Wolontariusze się przygotują
Po pierwsze, przy takim podejściu do wolontariatu znikają obawy, że będzie miał on charakter pozorowany. Postawienie sobie przy organizacji wolontariatu mierzalnych celów dotyczących np. zwiększenia umiejętności dydaktycznych pracowników świadczących wolontariat kompetencyjny, spowoduje, że „wolontariusze” przygotują się do niego w sposób profesjonalny. Unikniemy również ryzyka, że zarządzający i pracownicy potraktują wolontariat niepoważnie. Największym bowiem zagrożeniem dla potencjalnych odbiorców (którym mogą być przecież dzieci, osoby niepełnosprawne, inni potrzebujący) jest lekceważące podejście organizatorów i wolontariuszy.
Zarząd zainwestuje więcej
Po drugiej, taka optyka niewątpliwie jest argumentem dla zarządu firmy, dotyczącą zwrotu z inwestycji z wolontariatu. Rzeczywistość nie jest niestety kolorowa – z rzadka zdarzają się przypadki, w których prezes sam z siebie proponuje wdrożenie programu wolontariatu pracowniczego, a następnie z entuzjazmem go w firmie promuje. Badania pokazują, że w firmach niemających programów wolontariackich jednym z najczęstszych tego powodów są inne priorytety zarządu. Tymczasem niski poziom zaangażowania i niedostateczne kompetencje zatrudnionych to problemy, na które szczególnie narzekają polscy pracodawcy (patrz np. badania: Bilans Kapitału Ludzkiego PARP). Ozłocą każdego, kto ich od tych trosk uwolni. A wolontariat może pomóc to zrobić.

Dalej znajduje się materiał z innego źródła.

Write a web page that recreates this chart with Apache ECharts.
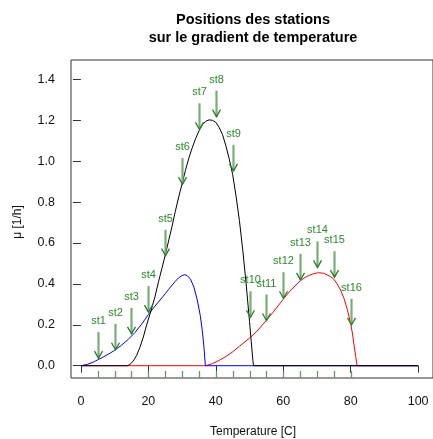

Bez spontaniczności straci swój urok
Jednocześnie, przy wszystkich korzyściach płynących z takiej profesjonalizacji wolontariatu, należy jednak pamiętać, że powinien on pozostać działalnością dobrowolną i, w pewnym stopniu, spontaniczną – inaczej straci swój urok. Po pierwsze zatem, ocena korzyści dla pracowników (ewaluacja zdobytych kompetencji, pomiar zmiany zaangażowania) powinna być dyskretna i nie można traktować jej jako elementu wartościującego pojedynczego pracownika – to byłoby kompletnym wypaczeniem idei wolontariatu pracowniczego. Po drugie – niech wolontariat łączy się z wyjazdem, wycieczką, elementami gry i zabawy, ale ma swój ramowy scenariusz, który zakłada realizację celów: nauki, integracji, „przepracowania” wartości firmy itp. Czyli przyjemne z pożytecznym.
Zarząd, który otrzyma jasny komunikat, że w danym roku kalendarzowym wolontariat przyczynił się do podniesienia konkretnych kompetencji grupy pracowników, a być może też wpłynął na ich zaangażowanie, spojrzy na inicjatywy społeczne przychylniejszym okiem i zainwestuje w nie więcej czasu i pieniędzy. A to już połowa sukcesu na drodze do programu wolontariatu pracowniczego z prawdziwego zdarzenia.